* Data provided

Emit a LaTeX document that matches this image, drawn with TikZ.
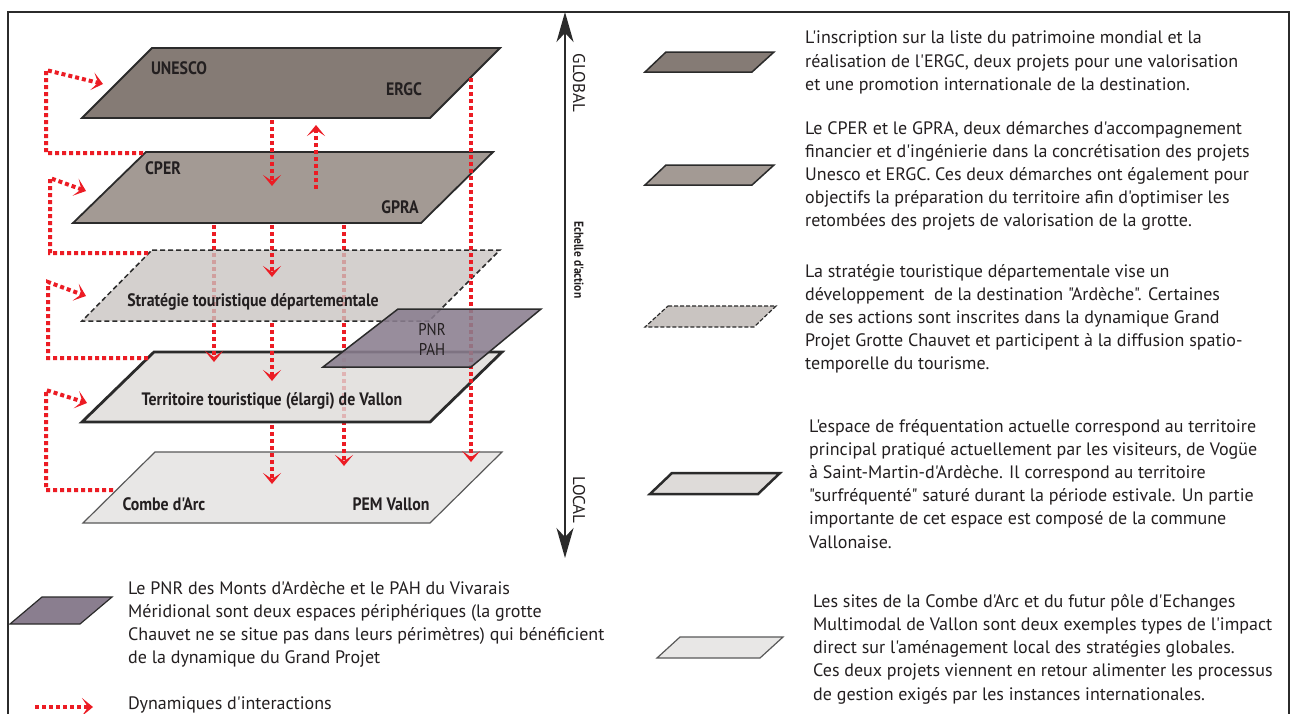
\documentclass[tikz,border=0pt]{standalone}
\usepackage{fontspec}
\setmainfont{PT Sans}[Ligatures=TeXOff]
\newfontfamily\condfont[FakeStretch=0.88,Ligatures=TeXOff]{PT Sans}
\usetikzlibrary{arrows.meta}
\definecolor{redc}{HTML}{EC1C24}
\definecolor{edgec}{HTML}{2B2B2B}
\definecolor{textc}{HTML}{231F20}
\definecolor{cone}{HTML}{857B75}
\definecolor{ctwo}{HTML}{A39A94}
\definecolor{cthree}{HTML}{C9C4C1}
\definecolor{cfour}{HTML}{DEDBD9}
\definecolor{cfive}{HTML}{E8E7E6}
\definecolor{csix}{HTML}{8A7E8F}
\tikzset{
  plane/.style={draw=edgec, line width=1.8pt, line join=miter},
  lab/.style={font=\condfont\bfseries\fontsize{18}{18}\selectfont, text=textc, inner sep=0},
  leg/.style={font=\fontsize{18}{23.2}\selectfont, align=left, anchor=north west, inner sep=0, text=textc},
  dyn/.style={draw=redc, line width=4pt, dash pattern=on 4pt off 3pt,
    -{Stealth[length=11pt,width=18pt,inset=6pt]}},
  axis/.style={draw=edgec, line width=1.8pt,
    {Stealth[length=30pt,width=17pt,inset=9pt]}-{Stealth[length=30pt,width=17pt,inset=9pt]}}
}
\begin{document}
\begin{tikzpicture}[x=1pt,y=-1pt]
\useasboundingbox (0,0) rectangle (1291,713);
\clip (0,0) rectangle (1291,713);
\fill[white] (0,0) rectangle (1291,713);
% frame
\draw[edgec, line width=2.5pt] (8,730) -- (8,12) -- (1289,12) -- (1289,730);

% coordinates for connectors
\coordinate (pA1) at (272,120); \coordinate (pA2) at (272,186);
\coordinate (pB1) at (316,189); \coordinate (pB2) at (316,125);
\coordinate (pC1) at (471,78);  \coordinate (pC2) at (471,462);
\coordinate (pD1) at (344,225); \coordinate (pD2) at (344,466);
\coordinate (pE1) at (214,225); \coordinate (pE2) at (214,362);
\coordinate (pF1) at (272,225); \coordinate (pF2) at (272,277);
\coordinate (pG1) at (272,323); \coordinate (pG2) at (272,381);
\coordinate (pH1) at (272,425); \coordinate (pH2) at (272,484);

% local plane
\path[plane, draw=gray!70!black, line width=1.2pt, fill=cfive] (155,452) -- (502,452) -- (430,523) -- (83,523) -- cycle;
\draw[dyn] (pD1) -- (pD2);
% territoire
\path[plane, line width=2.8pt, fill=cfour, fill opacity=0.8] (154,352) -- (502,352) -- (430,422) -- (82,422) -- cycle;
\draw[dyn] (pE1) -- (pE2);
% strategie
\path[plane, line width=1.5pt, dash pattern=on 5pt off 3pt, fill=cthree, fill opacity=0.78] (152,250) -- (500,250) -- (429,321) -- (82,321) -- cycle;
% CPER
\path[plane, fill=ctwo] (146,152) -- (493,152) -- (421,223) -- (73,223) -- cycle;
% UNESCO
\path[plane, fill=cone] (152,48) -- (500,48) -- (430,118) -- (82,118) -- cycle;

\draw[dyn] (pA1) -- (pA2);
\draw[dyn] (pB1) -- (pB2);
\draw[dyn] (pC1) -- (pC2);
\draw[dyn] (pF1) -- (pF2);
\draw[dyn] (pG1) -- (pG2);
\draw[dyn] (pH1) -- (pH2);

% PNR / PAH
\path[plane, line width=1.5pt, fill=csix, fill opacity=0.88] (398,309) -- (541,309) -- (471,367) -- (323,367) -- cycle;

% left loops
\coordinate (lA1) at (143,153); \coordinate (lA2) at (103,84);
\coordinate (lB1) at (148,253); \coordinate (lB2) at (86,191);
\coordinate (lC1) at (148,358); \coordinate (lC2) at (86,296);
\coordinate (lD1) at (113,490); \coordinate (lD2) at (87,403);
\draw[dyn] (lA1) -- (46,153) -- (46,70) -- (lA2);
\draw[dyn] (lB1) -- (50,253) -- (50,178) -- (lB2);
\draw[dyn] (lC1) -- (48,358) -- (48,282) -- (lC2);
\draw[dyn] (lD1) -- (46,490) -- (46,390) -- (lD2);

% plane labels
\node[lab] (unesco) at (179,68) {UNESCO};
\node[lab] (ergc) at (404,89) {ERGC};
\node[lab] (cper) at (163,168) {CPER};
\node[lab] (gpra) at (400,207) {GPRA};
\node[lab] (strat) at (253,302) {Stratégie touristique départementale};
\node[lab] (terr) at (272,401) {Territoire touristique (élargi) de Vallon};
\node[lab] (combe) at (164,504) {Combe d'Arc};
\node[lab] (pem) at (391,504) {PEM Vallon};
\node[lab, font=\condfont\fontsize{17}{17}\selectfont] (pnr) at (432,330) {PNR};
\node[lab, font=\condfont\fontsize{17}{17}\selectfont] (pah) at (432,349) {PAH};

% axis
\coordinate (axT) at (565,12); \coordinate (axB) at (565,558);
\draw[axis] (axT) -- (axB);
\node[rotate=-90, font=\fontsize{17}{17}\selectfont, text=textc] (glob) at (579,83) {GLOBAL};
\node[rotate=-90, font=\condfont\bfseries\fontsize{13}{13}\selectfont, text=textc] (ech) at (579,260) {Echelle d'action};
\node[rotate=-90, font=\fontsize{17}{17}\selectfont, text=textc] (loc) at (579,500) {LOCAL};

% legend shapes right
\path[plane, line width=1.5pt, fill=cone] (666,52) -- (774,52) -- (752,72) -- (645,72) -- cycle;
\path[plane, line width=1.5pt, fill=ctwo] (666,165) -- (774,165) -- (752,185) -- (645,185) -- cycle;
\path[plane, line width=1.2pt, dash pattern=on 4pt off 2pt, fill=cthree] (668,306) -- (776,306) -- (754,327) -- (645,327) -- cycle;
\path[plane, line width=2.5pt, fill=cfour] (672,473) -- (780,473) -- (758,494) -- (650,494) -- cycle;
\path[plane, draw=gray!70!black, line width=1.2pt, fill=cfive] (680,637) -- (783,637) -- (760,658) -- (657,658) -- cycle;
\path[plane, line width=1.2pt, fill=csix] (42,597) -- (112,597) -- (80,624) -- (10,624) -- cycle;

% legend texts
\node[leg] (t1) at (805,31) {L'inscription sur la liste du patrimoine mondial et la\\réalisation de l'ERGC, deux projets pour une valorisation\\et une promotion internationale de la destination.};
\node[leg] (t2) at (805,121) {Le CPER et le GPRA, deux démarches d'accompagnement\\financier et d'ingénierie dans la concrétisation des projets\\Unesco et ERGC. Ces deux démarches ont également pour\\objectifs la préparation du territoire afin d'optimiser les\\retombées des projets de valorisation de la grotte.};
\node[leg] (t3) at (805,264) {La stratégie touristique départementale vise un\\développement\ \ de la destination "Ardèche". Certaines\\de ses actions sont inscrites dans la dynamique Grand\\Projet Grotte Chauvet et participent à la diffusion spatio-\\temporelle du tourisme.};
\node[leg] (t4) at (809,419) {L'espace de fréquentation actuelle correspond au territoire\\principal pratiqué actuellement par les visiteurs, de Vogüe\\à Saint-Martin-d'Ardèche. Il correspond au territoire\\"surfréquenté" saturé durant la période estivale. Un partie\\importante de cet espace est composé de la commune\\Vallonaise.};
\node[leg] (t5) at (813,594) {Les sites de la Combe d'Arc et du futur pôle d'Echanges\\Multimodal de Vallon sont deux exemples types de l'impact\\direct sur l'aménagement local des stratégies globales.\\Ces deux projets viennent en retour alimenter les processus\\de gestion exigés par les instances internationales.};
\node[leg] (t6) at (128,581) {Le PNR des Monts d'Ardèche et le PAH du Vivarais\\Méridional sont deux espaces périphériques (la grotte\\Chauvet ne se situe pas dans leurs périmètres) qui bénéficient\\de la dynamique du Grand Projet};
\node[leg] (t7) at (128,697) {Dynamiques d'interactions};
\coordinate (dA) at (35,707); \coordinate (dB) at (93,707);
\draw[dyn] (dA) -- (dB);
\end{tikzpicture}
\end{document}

* Directive
Copy nothing but the lines from the top of the data down to the line containing "(1289,12) -- (1289,730);", and leave the pictures out.

* Solution to this problem
Emit a LaTeX document that matches this image, drawn with TikZ.
\documentclass[tikz,border=0pt]{standalone}
\usepackage{fontspec}
\setmainfont{PT Sans}[Ligatures=TeXOff]
\newfontfamily\condfont[FakeStretch=0.88,Ligatures=TeXOff]{PT Sans}
\usetikzlibrary{arrows.meta}
\definecolor{redc}{HTML}{EC1C24}
\definecolor{edgec}{HTML}{2B2B2B}
\definecolor{textc}{HTML}{231F20}
\definecolor{cone}{HTML}{857B75}
\definecolor{ctwo}{HTML}{A39A94}
\definecolor{cthree}{HTML}{C9C4C1}
\definecolor{cfour}{HTML}{DEDBD9}
\definecolor{cfive}{HTML}{E8E7E6}
\definecolor{csix}{HTML}{8A7E8F}
\tikzset{
  plane/.style={draw=edgec, line width=1.8pt, line join=miter},
  lab/.style={font=\condfont\bfseries\fontsize{18}{18}\selectfont, text=textc, inner sep=0},
  leg/.style={font=\fontsize{18}{23.2}\selectfont, align=left, anchor=north west, inner sep=0, text=textc},
  dyn/.style={draw=redc, line width=4pt, dash pattern=on 4pt off 3pt,
    -{Stealth[length=11pt,width=18pt,inset=6pt]}},
  axis/.style={draw=edgec, line width=1.8pt,
    {Stealth[length=30pt,width=17pt,inset=9pt]}-{Stealth[length=30pt,width=17pt,inset=9pt]}}
}
\begin{document}
\begin{tikzpicture}[x=1pt,y=-1pt]
\useasboundingbox (0,0) rectangle (1291,713);
\clip (0,0) rectangle (1291,713);
\fill[white] (0,0) rectangle (1291,713);
% frame
\draw[edgec, line width=2.5pt] (8,730) -- (8,12) -- (1289,12) -- (1289,730);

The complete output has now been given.